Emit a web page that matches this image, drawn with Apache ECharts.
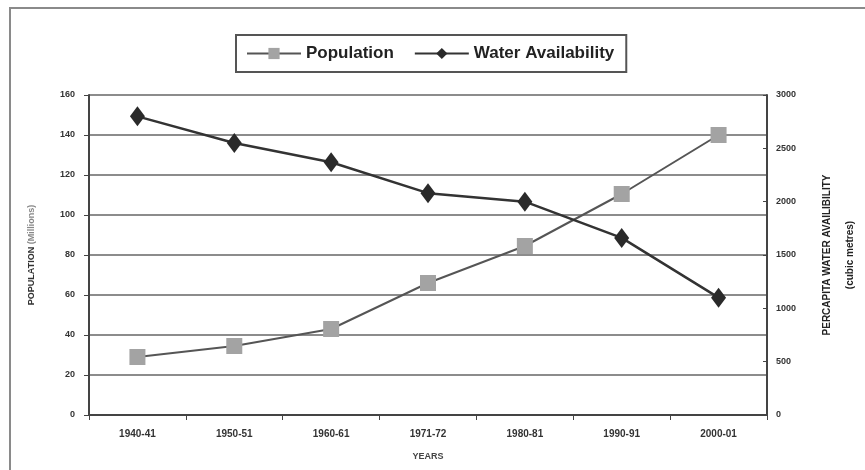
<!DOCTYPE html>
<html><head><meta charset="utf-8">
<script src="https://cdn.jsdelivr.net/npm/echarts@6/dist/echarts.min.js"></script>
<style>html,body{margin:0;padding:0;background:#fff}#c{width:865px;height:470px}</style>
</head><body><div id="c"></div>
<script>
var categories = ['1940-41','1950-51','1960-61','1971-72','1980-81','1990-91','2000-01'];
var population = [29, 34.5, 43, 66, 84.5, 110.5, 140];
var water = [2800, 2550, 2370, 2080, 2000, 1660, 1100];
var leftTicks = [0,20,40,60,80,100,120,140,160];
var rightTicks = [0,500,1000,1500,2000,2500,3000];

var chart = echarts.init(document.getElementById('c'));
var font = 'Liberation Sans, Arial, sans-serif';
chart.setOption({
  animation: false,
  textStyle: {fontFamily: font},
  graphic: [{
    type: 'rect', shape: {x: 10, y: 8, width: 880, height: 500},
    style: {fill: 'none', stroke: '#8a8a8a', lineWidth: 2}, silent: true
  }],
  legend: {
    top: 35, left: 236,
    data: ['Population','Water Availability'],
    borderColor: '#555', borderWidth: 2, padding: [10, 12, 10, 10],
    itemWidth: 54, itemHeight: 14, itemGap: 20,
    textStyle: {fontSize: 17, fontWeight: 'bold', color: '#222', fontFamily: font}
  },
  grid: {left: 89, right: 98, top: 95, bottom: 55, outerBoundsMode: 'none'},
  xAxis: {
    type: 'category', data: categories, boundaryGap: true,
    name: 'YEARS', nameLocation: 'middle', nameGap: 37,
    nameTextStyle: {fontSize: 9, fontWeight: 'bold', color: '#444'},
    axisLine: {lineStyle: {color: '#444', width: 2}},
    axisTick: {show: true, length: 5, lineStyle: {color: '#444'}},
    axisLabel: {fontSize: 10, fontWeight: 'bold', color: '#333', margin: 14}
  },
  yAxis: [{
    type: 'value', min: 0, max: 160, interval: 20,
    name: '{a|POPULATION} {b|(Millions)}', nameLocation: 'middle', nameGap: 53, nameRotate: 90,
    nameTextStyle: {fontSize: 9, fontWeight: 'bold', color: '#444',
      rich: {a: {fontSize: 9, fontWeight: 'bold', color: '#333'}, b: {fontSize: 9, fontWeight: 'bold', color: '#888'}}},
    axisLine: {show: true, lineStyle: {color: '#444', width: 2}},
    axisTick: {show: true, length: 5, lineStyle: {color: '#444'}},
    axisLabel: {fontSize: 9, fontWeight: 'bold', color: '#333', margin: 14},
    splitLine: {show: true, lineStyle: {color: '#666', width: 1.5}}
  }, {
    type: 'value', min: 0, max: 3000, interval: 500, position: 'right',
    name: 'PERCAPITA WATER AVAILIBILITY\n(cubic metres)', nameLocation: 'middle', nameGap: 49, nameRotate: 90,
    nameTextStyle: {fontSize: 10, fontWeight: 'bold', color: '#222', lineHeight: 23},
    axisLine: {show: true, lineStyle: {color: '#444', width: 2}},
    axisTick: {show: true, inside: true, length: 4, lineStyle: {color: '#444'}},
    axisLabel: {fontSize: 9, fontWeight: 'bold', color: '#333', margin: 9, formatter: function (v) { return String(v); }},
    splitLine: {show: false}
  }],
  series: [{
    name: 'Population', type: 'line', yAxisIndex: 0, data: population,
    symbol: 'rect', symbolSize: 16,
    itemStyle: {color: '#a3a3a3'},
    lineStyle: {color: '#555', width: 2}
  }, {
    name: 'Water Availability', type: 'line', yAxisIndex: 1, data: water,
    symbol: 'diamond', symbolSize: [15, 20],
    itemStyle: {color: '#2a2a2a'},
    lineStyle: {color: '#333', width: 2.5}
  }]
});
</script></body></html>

---*---

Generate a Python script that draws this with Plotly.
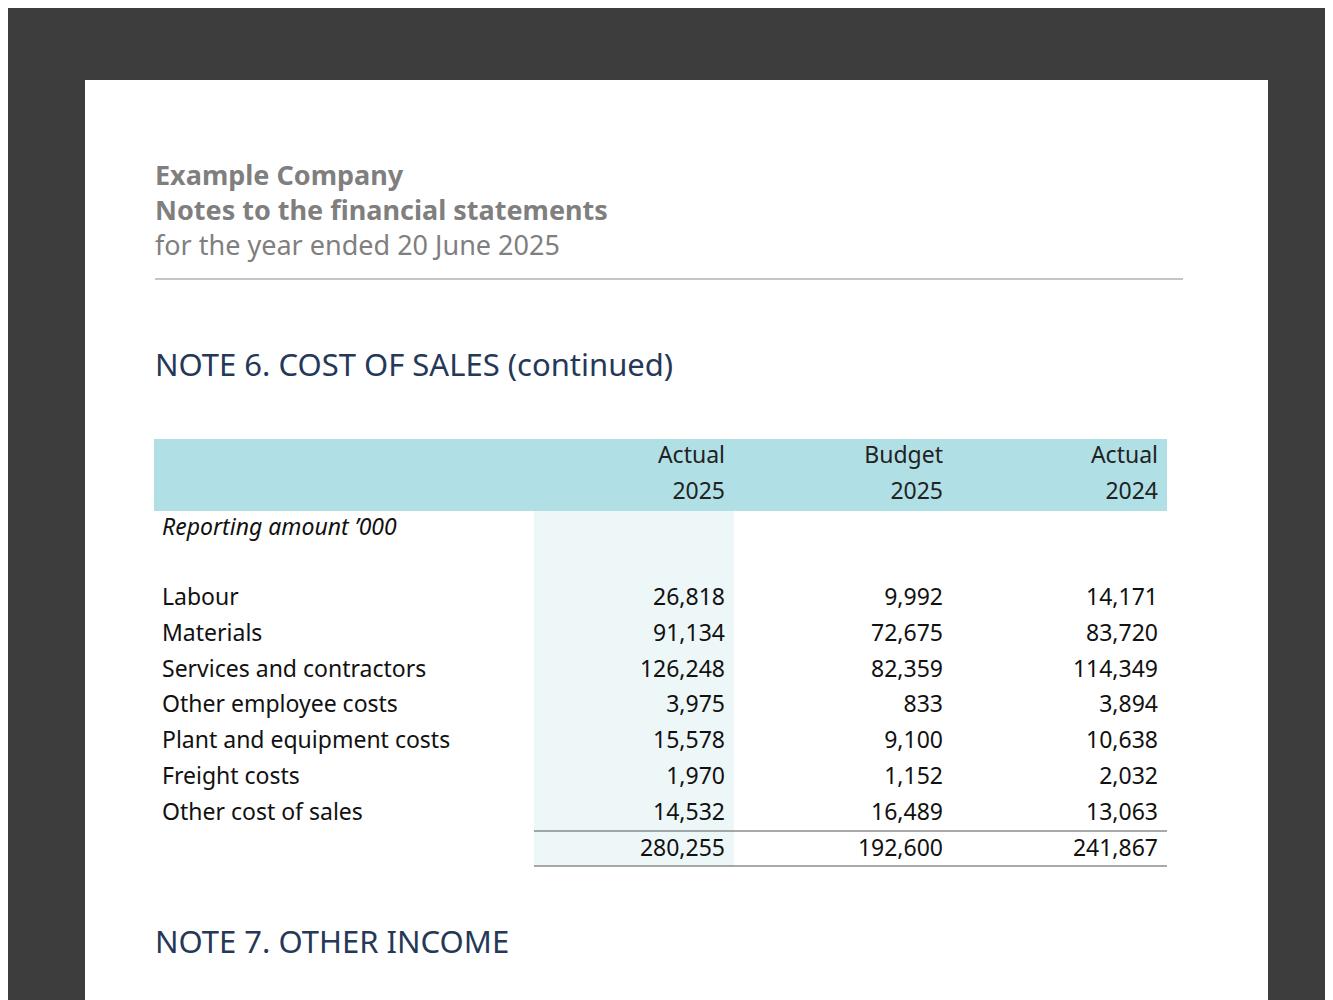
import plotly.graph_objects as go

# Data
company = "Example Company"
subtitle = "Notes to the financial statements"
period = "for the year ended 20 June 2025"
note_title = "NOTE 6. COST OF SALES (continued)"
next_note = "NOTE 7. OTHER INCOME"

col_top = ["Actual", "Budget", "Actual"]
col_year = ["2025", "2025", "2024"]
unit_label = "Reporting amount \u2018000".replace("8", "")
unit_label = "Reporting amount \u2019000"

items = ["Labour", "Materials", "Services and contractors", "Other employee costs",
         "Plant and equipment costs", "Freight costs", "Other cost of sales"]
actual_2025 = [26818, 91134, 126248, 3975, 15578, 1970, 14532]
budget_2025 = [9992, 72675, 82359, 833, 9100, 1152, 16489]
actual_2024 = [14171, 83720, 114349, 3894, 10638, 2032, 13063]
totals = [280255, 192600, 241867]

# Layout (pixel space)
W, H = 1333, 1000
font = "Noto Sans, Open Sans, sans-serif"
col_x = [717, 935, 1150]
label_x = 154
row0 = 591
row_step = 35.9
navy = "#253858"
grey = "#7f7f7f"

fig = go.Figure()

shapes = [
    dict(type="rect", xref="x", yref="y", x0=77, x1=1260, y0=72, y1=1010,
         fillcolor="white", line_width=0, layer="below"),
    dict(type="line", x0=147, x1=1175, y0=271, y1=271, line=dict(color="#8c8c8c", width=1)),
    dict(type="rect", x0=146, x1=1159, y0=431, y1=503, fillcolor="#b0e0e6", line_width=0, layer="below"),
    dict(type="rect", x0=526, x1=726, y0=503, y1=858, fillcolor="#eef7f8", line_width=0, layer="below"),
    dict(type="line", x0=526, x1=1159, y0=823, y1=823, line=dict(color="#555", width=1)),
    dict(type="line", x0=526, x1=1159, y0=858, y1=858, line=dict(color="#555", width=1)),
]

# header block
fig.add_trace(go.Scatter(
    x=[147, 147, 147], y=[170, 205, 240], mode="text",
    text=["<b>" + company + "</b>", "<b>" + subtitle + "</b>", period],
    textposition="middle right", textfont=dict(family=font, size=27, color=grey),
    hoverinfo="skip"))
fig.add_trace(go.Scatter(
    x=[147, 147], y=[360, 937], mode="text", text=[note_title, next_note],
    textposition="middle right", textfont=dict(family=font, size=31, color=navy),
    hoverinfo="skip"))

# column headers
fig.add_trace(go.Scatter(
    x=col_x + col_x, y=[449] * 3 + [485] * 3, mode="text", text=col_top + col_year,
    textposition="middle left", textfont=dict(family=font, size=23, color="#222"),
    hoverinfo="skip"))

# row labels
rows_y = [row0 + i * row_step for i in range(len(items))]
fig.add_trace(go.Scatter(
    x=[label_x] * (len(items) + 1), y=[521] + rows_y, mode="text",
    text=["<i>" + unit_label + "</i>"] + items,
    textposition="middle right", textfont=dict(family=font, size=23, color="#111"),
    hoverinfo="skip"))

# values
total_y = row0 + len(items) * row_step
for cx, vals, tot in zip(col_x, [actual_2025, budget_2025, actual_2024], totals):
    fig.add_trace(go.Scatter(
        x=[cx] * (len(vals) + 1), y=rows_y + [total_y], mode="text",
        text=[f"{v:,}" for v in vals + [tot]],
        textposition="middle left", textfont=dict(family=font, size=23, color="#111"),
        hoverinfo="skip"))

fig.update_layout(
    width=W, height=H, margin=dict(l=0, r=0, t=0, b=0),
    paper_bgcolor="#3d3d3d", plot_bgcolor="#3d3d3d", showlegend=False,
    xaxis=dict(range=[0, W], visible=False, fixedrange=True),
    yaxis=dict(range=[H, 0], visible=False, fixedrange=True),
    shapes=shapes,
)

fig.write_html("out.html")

---*---

WHAT THE TASK REQUIRES:
Pictures are not part of the copy. Write out only the lines from the one containing "Emit a web page" through the one containing "var rightTicks = [0,500,1000,1500,2000,2500,3000];", exactly as they stand, both included.

EXERCISE ANSWER:
Emit a web page that matches this image, drawn with Apache ECharts.
<!DOCTYPE html>
<html><head><meta charset="utf-8">
<script src="https://cdn.jsdelivr.net/npm/echarts@6/dist/echarts.min.js"></script>
<style>html,body{margin:0;padding:0;background:#fff}#c{width:865px;height:470px}</style>
</head><body><div id="c"></div>
<script>
var categories = ['1940-41','1950-51','1960-61','1971-72','1980-81','1990-91','2000-01'];
var population = [29, 34.5, 43, 66, 84.5, 110.5, 140];
var water = [2800, 2550, 2370, 2080, 2000, 1660, 1100];
var leftTicks = [0,20,40,60,80,100,120,140,160];
var rightTicks = [0,500,1000,1500,2000,2500,3000];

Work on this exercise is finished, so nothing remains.